The second common argument against supernatural childbirth is something along the lines of “everybody knows that childbirth is painful.” Almost any woman who has given birth will testify to the horrible pain that she experienced in labor and birth. I’d even venture to say that most Christian women are in that group. So why would I be any different than the rest of the world, let alone than so many of my sisters in Christ, who are also redeemed? The difference lies within my mind and my faith. As I said before, God will meet you where your faith is. In Matthew 9:29, Jesus healed a group of blind men by saying “According to your faith let it be done to you.” A person can be redeemed through Christ, and yet not believe that they have healing, abundance, or the ability to have children and have them in joy and comfort. According to their faith, it will be done to them. The conclusion of Supernatural Childbirth says this: “People often fight for the right to suffer… The Word says you can do things God’s way. You can do things other ways as well. You can be sick, and God will still love you. You can be poor, and God will still love you. You can be barren, and God will still love you. You can live in pain, and God will still love you. But God says there is a better way. Jesus has paid for salvation, healing, prosperity, deliverance and blessing.” It is up to each individual to decide in their mind and heart whether to believe God for what he has promised. Romans 12:2 says “Do not conform to the pattern of this world, but be transformed by the renewing of your mind.

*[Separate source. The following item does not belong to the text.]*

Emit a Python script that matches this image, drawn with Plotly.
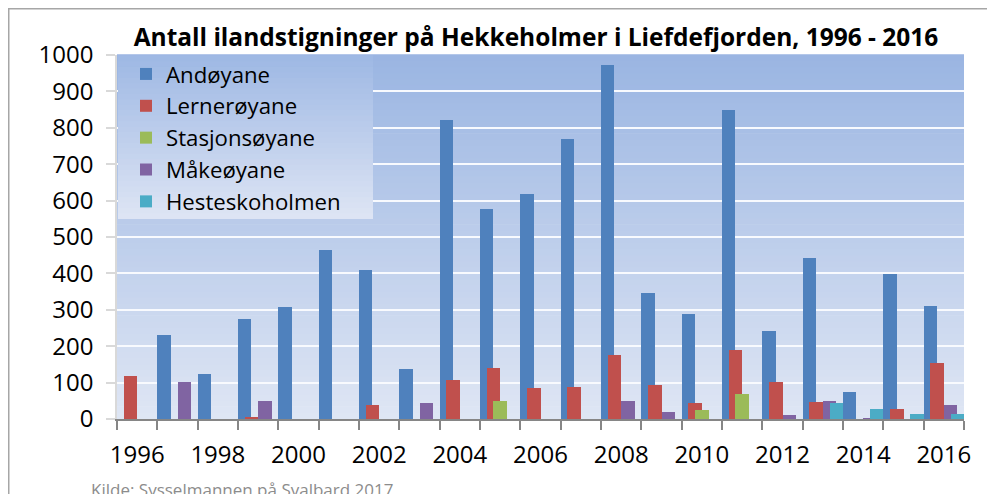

Then you will be able to test and approve what God’s will is—his good, pleasing and perfect will.” I can choose to conform to the ways of the world, and give birth in the way that the world says I will; or, I can choose to renew my mind according to God’s Word, and transform my birth into a peaceful, joyful, and comfortable experience, which I believe is God’s perfect will for me. I do not believe that God wants me to experience pain (what loving parent would want their child to experience pain?), and I want to see his good, pleasing and perfect will in every area of my life. That’s why I believe in supernatural childbirth, and why I have no fear when it comes to my pregnancy or birth. God is good, and he has everything under control!